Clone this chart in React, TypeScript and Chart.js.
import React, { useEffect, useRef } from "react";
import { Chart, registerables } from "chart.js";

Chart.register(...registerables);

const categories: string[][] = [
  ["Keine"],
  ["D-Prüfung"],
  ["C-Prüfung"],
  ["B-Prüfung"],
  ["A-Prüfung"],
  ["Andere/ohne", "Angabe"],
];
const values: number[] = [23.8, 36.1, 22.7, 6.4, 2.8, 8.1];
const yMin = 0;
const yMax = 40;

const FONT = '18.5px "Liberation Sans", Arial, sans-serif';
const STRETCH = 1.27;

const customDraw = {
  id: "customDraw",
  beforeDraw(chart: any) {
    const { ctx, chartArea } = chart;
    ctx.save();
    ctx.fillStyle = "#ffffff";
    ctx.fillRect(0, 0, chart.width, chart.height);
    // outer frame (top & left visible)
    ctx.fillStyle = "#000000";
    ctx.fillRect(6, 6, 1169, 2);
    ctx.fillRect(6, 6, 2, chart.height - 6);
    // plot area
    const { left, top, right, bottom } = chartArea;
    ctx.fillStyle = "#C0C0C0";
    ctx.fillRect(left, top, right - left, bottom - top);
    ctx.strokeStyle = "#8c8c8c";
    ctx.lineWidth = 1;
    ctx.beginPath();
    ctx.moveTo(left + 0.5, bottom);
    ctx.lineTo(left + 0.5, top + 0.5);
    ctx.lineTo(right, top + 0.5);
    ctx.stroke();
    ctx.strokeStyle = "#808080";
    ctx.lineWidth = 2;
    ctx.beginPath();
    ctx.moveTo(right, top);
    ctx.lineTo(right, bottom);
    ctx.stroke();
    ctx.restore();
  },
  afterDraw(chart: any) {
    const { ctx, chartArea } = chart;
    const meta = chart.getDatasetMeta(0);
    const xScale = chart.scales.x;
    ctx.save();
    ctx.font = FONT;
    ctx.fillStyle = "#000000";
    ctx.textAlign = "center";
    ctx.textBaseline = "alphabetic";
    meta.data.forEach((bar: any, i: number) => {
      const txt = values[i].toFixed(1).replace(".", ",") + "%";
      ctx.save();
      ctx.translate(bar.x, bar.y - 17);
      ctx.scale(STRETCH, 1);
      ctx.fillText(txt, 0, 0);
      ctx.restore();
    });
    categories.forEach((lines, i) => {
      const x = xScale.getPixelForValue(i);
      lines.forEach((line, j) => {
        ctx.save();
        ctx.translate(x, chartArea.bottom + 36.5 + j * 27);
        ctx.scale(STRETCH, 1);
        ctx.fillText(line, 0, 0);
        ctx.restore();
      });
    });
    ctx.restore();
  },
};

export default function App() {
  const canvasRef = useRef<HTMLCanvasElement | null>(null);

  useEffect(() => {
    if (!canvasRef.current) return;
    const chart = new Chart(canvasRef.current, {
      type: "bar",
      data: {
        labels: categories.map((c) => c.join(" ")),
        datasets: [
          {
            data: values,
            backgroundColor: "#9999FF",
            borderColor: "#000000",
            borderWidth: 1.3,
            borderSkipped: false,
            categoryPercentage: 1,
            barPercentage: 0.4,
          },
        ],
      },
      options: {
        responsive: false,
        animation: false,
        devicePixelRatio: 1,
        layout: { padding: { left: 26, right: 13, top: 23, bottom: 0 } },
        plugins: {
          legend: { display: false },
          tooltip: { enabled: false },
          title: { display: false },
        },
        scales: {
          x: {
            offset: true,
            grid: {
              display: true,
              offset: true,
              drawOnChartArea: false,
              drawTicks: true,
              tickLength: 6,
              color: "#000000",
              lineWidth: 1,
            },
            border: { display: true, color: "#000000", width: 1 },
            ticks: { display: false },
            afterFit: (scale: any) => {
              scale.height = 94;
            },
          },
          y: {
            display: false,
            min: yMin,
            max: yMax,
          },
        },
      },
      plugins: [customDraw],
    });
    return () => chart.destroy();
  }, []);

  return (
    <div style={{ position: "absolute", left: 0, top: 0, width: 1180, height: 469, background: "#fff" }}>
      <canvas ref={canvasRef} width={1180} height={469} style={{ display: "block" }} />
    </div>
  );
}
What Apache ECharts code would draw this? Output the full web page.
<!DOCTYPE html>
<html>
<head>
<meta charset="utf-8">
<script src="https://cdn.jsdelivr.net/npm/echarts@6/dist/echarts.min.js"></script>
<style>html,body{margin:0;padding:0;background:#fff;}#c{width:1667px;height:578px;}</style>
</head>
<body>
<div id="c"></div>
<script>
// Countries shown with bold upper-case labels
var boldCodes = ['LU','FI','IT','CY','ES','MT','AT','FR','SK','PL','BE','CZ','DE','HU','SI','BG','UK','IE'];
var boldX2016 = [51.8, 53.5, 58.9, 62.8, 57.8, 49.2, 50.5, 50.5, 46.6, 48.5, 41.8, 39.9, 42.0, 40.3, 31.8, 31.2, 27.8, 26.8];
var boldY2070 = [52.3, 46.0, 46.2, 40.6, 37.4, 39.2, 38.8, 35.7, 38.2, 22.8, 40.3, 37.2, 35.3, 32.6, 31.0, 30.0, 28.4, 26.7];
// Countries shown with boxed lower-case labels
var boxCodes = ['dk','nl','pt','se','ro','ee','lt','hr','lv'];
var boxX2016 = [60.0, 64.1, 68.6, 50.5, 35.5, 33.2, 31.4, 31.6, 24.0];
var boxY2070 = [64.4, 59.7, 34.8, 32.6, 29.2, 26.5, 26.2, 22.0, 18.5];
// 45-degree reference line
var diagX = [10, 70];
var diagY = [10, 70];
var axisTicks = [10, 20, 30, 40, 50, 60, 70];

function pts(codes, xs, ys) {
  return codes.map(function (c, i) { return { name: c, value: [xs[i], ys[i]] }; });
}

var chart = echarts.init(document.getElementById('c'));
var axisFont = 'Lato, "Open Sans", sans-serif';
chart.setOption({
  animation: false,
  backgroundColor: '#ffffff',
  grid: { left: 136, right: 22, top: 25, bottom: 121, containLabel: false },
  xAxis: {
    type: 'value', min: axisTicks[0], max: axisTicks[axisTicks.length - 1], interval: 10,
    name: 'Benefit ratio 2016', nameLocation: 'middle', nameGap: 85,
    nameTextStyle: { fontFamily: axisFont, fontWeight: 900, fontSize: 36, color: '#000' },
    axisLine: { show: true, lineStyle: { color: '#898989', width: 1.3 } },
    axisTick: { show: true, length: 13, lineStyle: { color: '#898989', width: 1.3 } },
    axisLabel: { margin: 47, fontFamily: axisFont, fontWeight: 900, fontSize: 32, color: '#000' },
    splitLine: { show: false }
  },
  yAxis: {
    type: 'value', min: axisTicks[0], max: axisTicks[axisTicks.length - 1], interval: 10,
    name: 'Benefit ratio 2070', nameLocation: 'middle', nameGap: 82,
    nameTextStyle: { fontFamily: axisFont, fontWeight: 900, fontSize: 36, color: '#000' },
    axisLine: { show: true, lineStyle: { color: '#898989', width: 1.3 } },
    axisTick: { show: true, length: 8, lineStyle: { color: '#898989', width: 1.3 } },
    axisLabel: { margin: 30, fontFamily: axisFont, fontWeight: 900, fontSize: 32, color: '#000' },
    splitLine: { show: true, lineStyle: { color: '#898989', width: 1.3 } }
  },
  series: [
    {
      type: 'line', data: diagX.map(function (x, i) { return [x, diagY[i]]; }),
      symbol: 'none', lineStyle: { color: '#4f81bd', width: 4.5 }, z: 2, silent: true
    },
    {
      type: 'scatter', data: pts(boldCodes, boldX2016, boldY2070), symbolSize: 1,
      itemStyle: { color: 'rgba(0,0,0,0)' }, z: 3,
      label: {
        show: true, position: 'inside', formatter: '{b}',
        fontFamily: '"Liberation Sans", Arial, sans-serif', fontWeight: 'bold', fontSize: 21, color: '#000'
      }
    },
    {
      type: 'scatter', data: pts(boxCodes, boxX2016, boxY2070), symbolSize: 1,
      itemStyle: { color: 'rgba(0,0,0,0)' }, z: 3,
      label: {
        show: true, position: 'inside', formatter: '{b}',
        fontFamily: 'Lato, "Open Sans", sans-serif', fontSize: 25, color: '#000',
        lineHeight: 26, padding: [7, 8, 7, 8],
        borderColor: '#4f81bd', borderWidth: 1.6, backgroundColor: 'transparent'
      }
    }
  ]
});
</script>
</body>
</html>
+++++
-- Task prompt --
Repeat verbatim the opening run of entries, ending with the line that contains "const STRETCH = 1.27;".

-- Right answer --
Clone this chart in React, TypeScript and Chart.js.
import React, { useEffect, useRef } from "react";
import { Chart, registerables } from "chart.js";

Chart.register(...registerables);

const categories: string[][] = [
  ["Keine"],
  ["D-Prüfung"],
  ["C-Prüfung"],
  ["B-Prüfung"],
  ["A-Prüfung"],
  ["Andere/ohne", "Angabe"],
];
const values: number[] = [23.8, 36.1, 22.7, 6.4, 2.8, 8.1];
const yMin = 0;
const yMax = 40;

const FONT = '18.5px "Liberation Sans", Arial, sans-serif';
const STRETCH = 1.27;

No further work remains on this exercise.